Your goal
Copy the data below exactly, omitting any picture it contains.

Data segment

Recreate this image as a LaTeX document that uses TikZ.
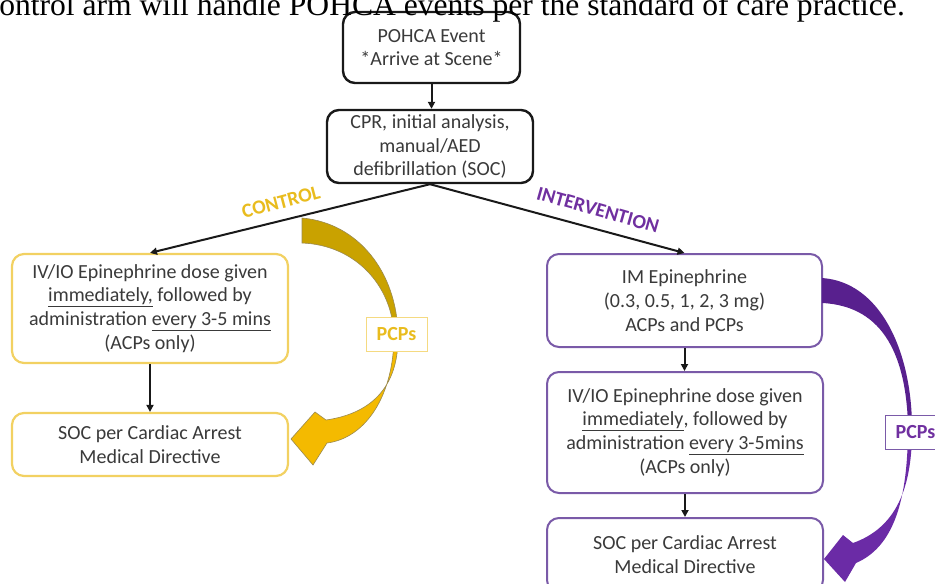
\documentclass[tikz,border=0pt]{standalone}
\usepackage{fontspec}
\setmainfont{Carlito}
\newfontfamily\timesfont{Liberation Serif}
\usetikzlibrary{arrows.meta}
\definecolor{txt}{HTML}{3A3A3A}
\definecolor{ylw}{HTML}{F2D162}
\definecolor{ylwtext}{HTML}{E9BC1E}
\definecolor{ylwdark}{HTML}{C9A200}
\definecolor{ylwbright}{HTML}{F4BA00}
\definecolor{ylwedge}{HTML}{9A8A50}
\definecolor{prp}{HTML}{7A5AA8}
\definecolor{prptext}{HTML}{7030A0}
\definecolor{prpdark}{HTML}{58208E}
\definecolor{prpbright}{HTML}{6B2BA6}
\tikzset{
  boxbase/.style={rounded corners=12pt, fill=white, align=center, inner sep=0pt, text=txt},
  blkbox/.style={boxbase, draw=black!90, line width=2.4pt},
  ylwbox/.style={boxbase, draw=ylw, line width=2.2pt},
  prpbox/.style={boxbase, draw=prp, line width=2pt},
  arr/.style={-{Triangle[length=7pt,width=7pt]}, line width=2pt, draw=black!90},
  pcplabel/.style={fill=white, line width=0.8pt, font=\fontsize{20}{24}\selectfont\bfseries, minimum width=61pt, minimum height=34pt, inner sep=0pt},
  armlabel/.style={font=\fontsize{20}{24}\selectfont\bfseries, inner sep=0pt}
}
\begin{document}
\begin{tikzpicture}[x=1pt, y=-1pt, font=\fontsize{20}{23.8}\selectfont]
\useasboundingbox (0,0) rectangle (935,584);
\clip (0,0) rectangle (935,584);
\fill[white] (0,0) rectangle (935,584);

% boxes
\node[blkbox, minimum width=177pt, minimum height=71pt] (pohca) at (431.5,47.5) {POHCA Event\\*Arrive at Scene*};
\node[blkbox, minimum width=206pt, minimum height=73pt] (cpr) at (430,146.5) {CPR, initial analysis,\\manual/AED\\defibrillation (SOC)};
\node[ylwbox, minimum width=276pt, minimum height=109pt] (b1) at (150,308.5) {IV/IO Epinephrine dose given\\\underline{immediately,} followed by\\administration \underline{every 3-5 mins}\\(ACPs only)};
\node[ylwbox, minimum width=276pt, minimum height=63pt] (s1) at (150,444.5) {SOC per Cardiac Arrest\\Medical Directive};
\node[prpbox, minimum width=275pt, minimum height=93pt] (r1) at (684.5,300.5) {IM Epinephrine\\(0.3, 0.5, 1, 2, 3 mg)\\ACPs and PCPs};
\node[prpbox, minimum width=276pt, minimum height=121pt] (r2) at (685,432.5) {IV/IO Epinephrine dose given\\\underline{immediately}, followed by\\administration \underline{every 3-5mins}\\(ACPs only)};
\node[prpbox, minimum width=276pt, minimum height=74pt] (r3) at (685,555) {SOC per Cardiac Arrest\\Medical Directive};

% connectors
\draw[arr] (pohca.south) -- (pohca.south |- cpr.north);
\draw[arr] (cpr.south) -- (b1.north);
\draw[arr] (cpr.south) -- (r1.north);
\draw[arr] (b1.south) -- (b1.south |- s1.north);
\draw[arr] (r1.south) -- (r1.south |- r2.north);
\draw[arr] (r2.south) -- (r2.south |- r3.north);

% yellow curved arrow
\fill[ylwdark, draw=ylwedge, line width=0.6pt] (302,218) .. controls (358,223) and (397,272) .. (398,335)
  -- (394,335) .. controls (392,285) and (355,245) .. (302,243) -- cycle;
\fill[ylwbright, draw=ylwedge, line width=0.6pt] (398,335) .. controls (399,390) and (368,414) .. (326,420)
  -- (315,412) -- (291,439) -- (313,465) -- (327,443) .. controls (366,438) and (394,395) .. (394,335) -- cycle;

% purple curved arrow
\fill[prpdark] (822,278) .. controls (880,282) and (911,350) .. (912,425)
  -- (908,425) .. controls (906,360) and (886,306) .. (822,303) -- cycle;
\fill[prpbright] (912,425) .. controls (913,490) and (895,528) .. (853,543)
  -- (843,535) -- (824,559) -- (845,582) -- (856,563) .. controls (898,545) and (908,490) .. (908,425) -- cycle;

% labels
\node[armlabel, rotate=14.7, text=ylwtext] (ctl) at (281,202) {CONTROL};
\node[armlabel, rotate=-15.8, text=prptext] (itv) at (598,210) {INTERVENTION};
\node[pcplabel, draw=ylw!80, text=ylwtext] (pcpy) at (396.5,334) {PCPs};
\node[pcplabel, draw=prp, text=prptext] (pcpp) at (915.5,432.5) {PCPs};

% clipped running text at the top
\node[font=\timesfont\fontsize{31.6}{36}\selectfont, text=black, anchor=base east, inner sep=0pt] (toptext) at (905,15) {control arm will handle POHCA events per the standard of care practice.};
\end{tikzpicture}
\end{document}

Task output
Recreate this image as a LaTeX document that uses TikZ.
\documentclass[tikz,border=0pt]{standalone}
\usepackage{fontspec}
\setmainfont{Carlito}
\newfontfamily\timesfont{Liberation Serif}
\usetikzlibrary{arrows.meta}
\definecolor{txt}{HTML}{3A3A3A}
\definecolor{ylw}{HTML}{F2D162}
\definecolor{ylwtext}{HTML}{E9BC1E}
\definecolor{ylwdark}{HTML}{C9A200}
\definecolor{ylwbright}{HTML}{F4BA00}
\definecolor{ylwedge}{HTML}{9A8A50}
\definecolor{prp}{HTML}{7A5AA8}
\definecolor{prptext}{HTML}{7030A0}
\definecolor{prpdark}{HTML}{58208E}
\definecolor{prpbright}{HTML}{6B2BA6}
\tikzset{
  boxbase/.style={rounded corners=12pt, fill=white, align=center, inner sep=0pt, text=txt},
  blkbox/.style={boxbase, draw=black!90, line width=2.4pt},
  ylwbox/.style={boxbase, draw=ylw, line width=2.2pt},
  prpbox/.style={boxbase, draw=prp, line width=2pt},
  arr/.style={-{Triangle[length=7pt,width=7pt]}, line width=2pt, draw=black!90},
  pcplabel/.style={fill=white, line width=0.8pt, font=\fontsize{20}{24}\selectfont\bfseries, minimum width=61pt, minimum height=34pt, inner sep=0pt},
  armlabel/.style={font=\fontsize{20}{24}\selectfont\bfseries, inner sep=0pt}
}
\begin{document}
\begin{tikzpicture}[x=1pt, y=-1pt, font=\fontsize{20}{23.8}\selectfont]
\useasboundingbox (0,0) rectangle (935,584);
\clip (0,0) rectangle (935,584);
\fill[white] (0,0) rectangle (935,584);

% boxes
\node[blkbox, minimum width=177pt, minimum height=71pt] (pohca) at (431.5,47.5) {POHCA Event\\*Arrive at Scene*};
\node[blkbox, minimum width=206pt, minimum height=73pt] (cpr) at (430,146.5) {CPR, initial analysis,\\manual/AED\\defibrillation (SOC)};
\node[ylwbox, minimum width=276pt, minimum height=109pt] (b1) at (150,308.5) {IV/IO Epinephrine dose given\\\underline{immediately,} followed by\\administration \underline{every 3-5 mins}\\(ACPs only)};
\node[ylwbox, minimum width=276pt, minimum height=63pt] (s1) at (150,444.5) {SOC per Cardiac Arrest\\Medical Directive};
\node[prpbox, minimum width=275pt, minimum height=93pt] (r1) at (684.5,300.5) {IM Epinephrine\\(0.3, 0.5, 1, 2, 3 mg)\\ACPs and PCPs};
\node[prpbox, minimum width=276pt, minimum height=121pt] (r2) at (685,432.5) {IV/IO Epinephrine dose given\\\underline{immediately}, followed by\\administration \underline{every 3-5mins}\\(ACPs only)};
\node[prpbox, minimum width=276pt, minimum height=74pt] (r3) at (685,555) {SOC per Cardiac Arrest\\Medical Directive};

% connectors
\draw[arr] (pohca.south) -- (pohca.south |- cpr.north);
\draw[arr] (cpr.south) -- (b1.north);
\draw[arr] (cpr.south) -- (r1.north);
\draw[arr] (b1.south) -- (b1.south |- s1.north);
\draw[arr] (r1.south) -- (r1.south |- r2.north);
\draw[arr] (r2.south) -- (r2.south |- r3.north);

% yellow curved arrow
\fill[ylwdark, draw=ylwedge, line width=0.6pt] (302,218) .. controls (358,223) and (397,272) .. (398,335)
  -- (394,335) .. controls (392,285) and (355,245) .. (302,243) -- cycle;
\fill[ylwbright, draw=ylwedge, line width=0.6pt] (398,335) .. controls (399,390) and (368,414) .. (326,420)
  -- (315,412) -- (291,439) -- (313,465) -- (327,443) .. controls (366,438) and (394,395) .. (394,335) -- cycle;

% purple curved arrow
\fill[prpdark] (822,278) .. controls (880,282) and (911,350) .. (912,425)
  -- (908,425) .. controls (906,360) and (886,306) .. (822,303) -- cycle;
\fill[prpbright] (912,425) .. controls (913,490) and (895,528) .. (853,543)
  -- (843,535) -- (824,559) -- (845,582) -- (856,563) .. controls (898,545) and (908,490) .. (908,425) -- cycle;

% labels
\node[armlabel, rotate=14.7, text=ylwtext] (ctl) at (281,202) {CONTROL};
\node[armlabel, rotate=-15.8, text=prptext] (itv) at (598,210) {INTERVENTION};
\node[pcplabel, draw=ylw!80, text=ylwtext] (pcpy) at (396.5,334) {PCPs};
\node[pcplabel, draw=prp, text=prptext] (pcpp) at (915.5,432.5) {PCPs};

% clipped running text at the top
\node[font=\timesfont\fontsize{31.6}{36}\selectfont, text=black, anchor=base east, inner sep=0pt] (toptext) at (905,15) {control arm will handle POHCA events per the standard of care practice.};
\end{tikzpicture}
\end{document}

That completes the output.